## WHAT TO PRODUCE
Collect each line of the entries that holds the string "chart".

## DATASET CONTENT

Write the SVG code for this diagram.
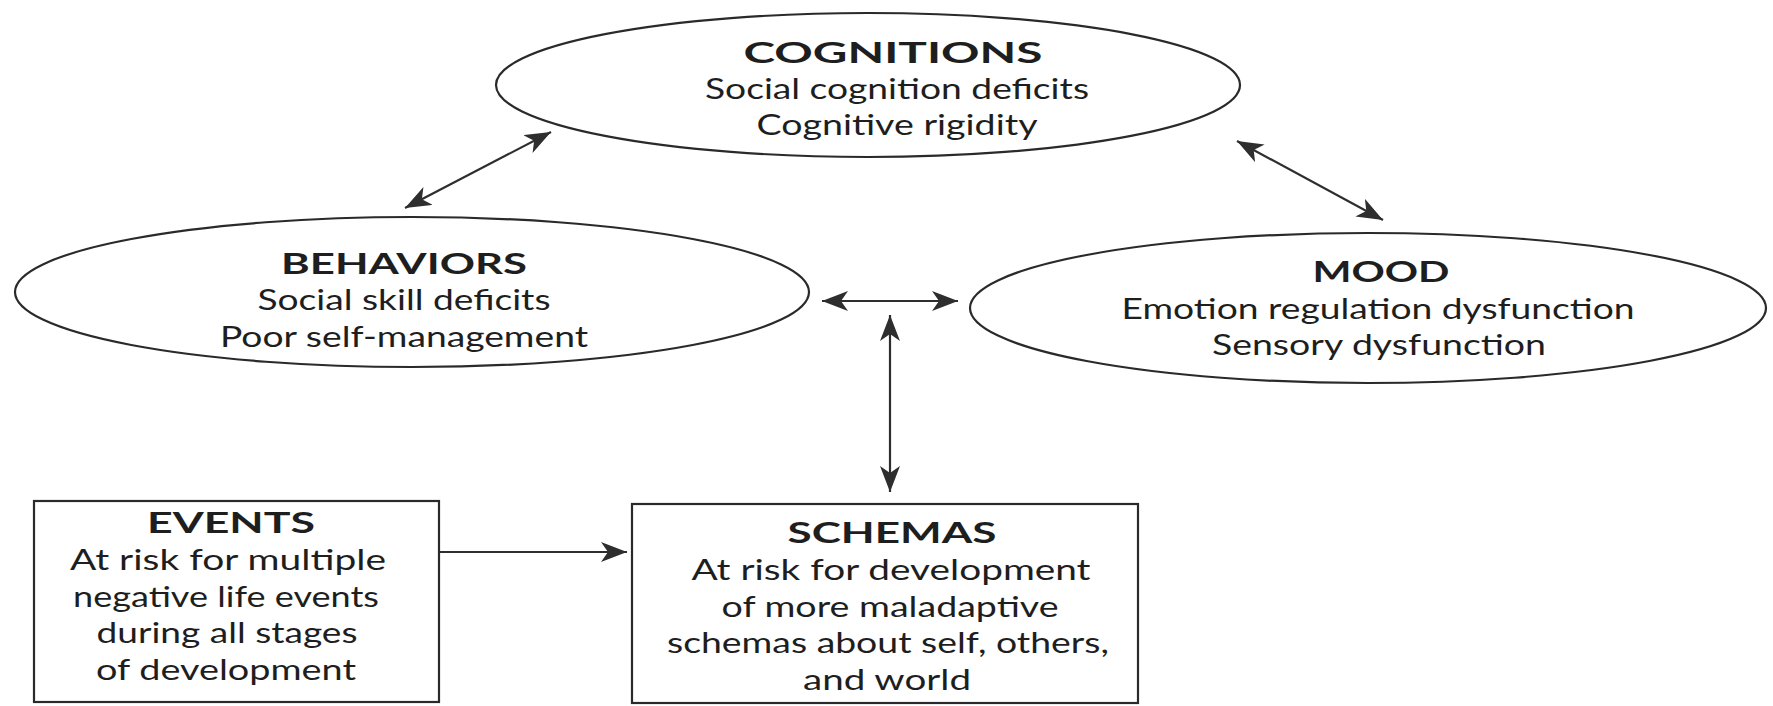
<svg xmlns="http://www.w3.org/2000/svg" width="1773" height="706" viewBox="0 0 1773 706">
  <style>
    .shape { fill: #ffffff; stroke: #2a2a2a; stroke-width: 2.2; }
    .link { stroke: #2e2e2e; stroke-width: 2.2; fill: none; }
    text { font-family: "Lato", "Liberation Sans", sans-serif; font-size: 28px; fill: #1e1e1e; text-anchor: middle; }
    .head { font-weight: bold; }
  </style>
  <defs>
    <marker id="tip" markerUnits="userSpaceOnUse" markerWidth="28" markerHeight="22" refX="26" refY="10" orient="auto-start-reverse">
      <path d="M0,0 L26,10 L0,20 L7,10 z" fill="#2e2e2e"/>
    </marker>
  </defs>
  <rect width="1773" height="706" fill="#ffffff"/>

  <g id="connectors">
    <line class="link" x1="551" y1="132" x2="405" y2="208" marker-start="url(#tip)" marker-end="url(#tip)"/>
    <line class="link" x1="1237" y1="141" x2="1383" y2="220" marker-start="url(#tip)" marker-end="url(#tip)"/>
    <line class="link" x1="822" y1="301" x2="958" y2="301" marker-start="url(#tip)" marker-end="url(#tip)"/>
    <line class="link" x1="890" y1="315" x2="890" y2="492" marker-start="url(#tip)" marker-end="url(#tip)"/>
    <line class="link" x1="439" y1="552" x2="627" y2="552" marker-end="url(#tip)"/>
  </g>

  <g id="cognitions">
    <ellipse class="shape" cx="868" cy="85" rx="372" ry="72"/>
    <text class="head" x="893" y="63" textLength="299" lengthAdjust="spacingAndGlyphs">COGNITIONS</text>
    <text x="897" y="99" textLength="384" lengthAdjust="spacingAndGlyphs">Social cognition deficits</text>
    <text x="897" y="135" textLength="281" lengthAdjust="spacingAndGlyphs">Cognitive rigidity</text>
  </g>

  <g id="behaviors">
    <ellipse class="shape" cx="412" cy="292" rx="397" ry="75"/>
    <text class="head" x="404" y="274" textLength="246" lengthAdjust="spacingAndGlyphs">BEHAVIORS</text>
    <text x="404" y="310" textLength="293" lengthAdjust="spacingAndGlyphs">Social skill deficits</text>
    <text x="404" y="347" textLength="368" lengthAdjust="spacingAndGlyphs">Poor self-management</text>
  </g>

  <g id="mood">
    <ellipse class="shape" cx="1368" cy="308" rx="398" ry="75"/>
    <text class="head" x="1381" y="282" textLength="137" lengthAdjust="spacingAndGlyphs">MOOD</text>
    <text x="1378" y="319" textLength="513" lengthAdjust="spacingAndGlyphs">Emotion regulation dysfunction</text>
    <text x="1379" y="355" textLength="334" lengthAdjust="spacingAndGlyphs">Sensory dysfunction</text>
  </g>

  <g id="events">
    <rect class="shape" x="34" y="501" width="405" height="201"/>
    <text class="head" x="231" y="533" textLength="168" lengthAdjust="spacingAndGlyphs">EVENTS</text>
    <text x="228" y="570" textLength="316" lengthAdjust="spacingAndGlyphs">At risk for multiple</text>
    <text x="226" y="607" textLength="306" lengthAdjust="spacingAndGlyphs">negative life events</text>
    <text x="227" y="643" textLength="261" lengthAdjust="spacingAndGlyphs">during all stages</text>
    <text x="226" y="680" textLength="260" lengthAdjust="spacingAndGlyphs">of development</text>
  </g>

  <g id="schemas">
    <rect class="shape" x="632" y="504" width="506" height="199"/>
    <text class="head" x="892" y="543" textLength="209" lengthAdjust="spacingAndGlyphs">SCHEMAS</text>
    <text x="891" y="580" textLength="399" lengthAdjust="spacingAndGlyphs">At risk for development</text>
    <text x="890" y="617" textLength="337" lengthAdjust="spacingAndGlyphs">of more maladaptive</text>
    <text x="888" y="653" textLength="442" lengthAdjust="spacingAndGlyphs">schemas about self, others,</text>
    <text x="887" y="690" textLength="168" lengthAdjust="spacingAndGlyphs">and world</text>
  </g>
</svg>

==

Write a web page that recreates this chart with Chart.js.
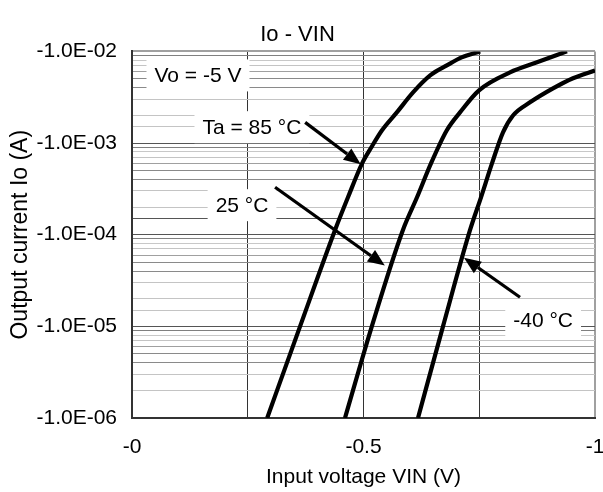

* * *

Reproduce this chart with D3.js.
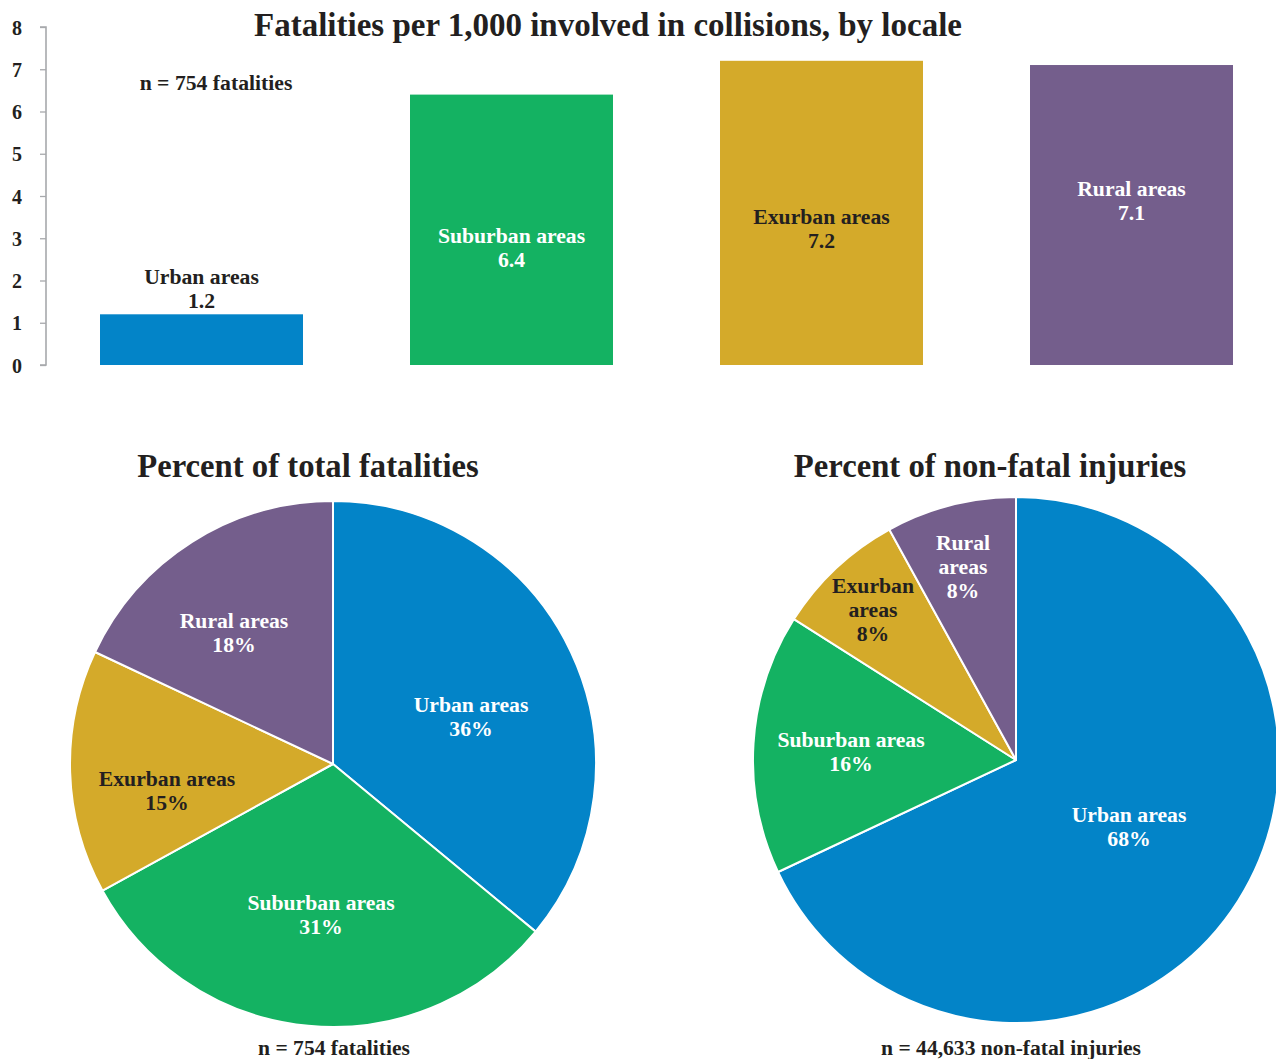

## THE ANSWER
Write a web page that recreates this chart with Chart.js.
Reproduce this chart with D3.js.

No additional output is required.